Christopher Biggins, one of Britain best-loved pantomime dames and a Hackney resident himself, told the Gazette his top five dames of all time.

First up was Les Dawson who shot to fame in the 1960s with his portrayal of working class women.

“He is the epitomy of pantomime humour,” said Biggins.

“With a face like his, all he had to do was come on stage and come off again to make people laugh.”

He also named Doug Byng, a popular dame in the 30s and 40s, British TV actor John Inman and veteran drag act Danny La Rue as his favourites.

And Biggins mentioned Berwick Kayler, a relatively unknown performer who has - like many other dames including Hackney’s Clive Rowe - built up a huge following among local audiences.

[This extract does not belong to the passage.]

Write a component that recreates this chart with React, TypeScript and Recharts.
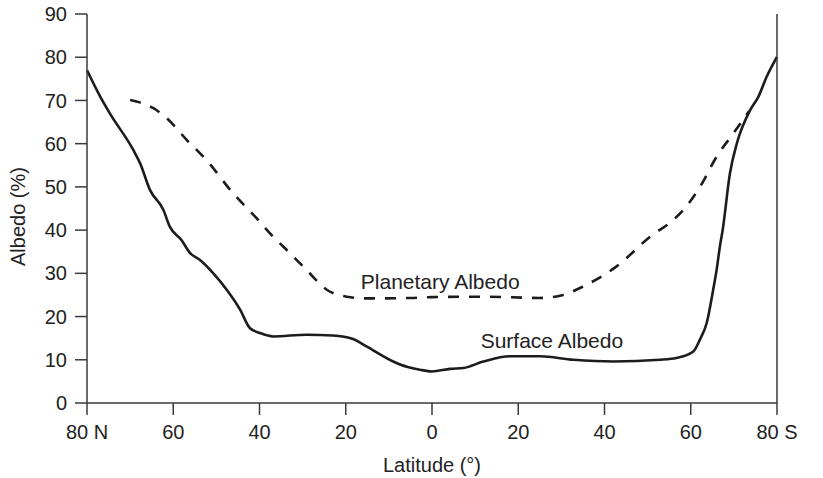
import React from 'react';
import { LineChart, Line, XAxis, YAxis, ReferenceDot } from 'recharts';

// latitude: negative = north, positive = south
const surfaceLat = [
  -80, -77, -74.7, -69.3, -67.7, -65.4, -62.3, -60.8, -58.1, -56.1, -53.8, -50.7, -47.6, -44.5, -42.2,
  -39.9, -36.8, -29.1, -23, -18.3, -15.2, -9, -7.4, -2.8, 0, 4.2, 7.3, 11.9, 18.1, 25, 32.8, 42, 52.9,
  56.7, 60.6, 62.1, 63.7, 65.2, 66, 66.8, 67.4, 69.1, 70.7, 73.8, 75.7, 77.6, 80,
];
const surfaceAlbedo = [
  77, 71, 67, 58.6, 55.5, 49.3, 44.7, 40.8, 37.7, 34.7, 33.1, 30, 26.2, 21.6, 17.3,
  16.2, 15.4, 15.8, 15.6, 14.8, 13.1, 9.6, 8.9, 7.7, 7.3, 7.9, 8.1, 9.6, 10.8, 10.8, 10.0, 9.6, 10,
  10.4, 11.9, 14.6, 18.5, 26.2, 30.8, 36.5, 40, 53.2, 60.1, 67.8, 70.9, 75.5, 80.1,
];

const planetaryLat = [
  -70, -64.6, -61.5, -56.9, -52.3, -46.1, -41, -36.4, -34.5, -29.1, -24.4, -19.8, -15, -5, 0, 12, 25,
  30.4, 35.1, 42.8, 50.6, 56, 58.3, 62.2, 66, 69.9, 73.5,
];
const planetaryAlbedo = [
  70.1, 68.2, 65.9, 60.9, 56.2, 48.5, 43.1, 38, 36.2, 30.8, 26.2, 24.6, 24.2, 24.3, 24.5, 24.6, 24.3,
  25, 27, 31.6, 38.5, 42.4, 44.7, 50.1, 57, 62.4, 67.5,
];

const latTicks = [-80, -60, -40, -20, 0, 20, 40, 60, 80];
const albedoTicks = [0, 10, 20, 30, 40, 50, 60, 70, 80, 90];

const surfaceData = surfaceLat.map((lat, i) => ({ lat, albedo: surfaceAlbedo[i] }));
const planetaryData = planetaryLat.map((lat, i) => ({ lat, albedo: planetaryAlbedo[i] }));

const FONT = '"Liberation Sans", Arial, sans-serif';
const INK = '#1c1c1c';
const AXIS = '#3a3a3a';
const TEXT = '#222';

const fmtLat = (v: number) => (v === -80 ? '80 N' : v === 80 ? '80 S' : String(Math.abs(v)));

const tickStyle = { fill: TEXT, fontSize: 20, fontFamily: FONT };

export default function App() {
  return (
    <div style={{ position: 'absolute', left: 0, top: 0, background: '#fff' }}>
      <LineChart
        width={823}
        height={478}
        margin={{ top: 14, right: 0, bottom: 0, left: 0 }}
        style={{ fontFamily: FONT }}
      >
        <XAxis
          dataKey="lat"
          type="number"
          domain={[-80, 80]}
          ticks={latTicks}
          interval={0}
          tickFormatter={fmtLat}
          height={75}
          tickSize={12}
          tickMargin={10}
          stroke={AXIS}
          strokeWidth={1.5}
          tick={tickStyle}
          label={{
            content: (props: any) => {
              const vb = props.viewBox || { x: 87, y: 403, width: 690 };
              return (
                <text
                  x={vb.x + vb.width / 2}
                  y={vb.y + 68.5}
                  textAnchor="middle"
                  fill={TEXT}
                  fontSize={20}
                  fontFamily={FONT}
                >
                  Latitude (°)
                </text>
              );
            },
          }}
        />
        <YAxis
          yAxisId="left"
          domain={[0, 90]}
          ticks={albedoTicks}
          interval={0}
          width={87}
          tickSize={12}
          tickMargin={8}
          stroke={AXIS}
          strokeWidth={1.5}
          tick={tickStyle}
          label={{
            content: (props: any) => {
              const vb = props.viewBox || { x: 0, y: 14, height: 389 };
              const cx = vb.x + 25;
              const cy = vb.y + vb.height / 2 + 8;
              return (
                <text
                  x={cx}
                  y={cy}
                  transform={`rotate(-90 ${cx} ${cy})`}
                  textAnchor="middle"
                  fill={TEXT}
                  fontSize={20}
                  fontFamily={FONT}
                >
                  Albedo (%)
                </text>
              );
            },
          }}
        />
        <YAxis
          yAxisId="right"
          orientation="right"
          domain={[0, 90]}
          ticks={albedoTicks}
          interval={0}
          width={46}
          tickSize={12}
          tickMargin={8}
          stroke={AXIS}
          strokeWidth={1.5}
          tick={tickStyle}
        />
        <Line
          yAxisId="left"
          data={surfaceData}
          dataKey="albedo"
          type="monotone"
          stroke={INK}
          strokeWidth={2.6}
          dot={false}
          activeDot={false}
          isAnimationActive={false}
        />
        <Line
          yAxisId="left"
          data={planetaryData}
          dataKey="albedo"
          type="monotone"
          stroke={INK}
          strokeWidth={2.6}
          strokeDasharray="11 10"
          dot={false}
          activeDot={false}
          isAnimationActive={false}
        />
        <ReferenceDot
          yAxisId="left"
          x={1.9}
          y={28.2}
          r={0}
          fill="none"
          stroke="none"
          label={{ value: 'Planetary Albedo', position: 'center', fill: TEXT, fontSize: 21, fontFamily: FONT }}
        />
        <ReferenceDot
          yAxisId="left"
          x={27.8}
          y={14.5}
          r={0}
          fill="none"
          stroke="none"
          label={{ value: 'Surface Albedo', position: 'center', fill: TEXT, fontSize: 21, fontFamily: FONT }}
        />
      </LineChart>
    </div>
  );
}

“He has been doing pantomime in the Theatre Royal in York for over 30 years, and the theatre packs out year on year because he is such an institution,” he said.

The actor, 62, of Harrowgate Road, South Hackney, is currently appearing as Widow Twankey in Wolverhampton’s Grand Theatre and has been playing dame himself for over 38 years.

“It hasn’t changed an awful lot to be honest,” he said.

“I’ve always been everybody’s favourite aunty, mother or best friend.

“I think the dame holds the show together. And it is wonderful to be able to communicate with an audience twice a day every day.”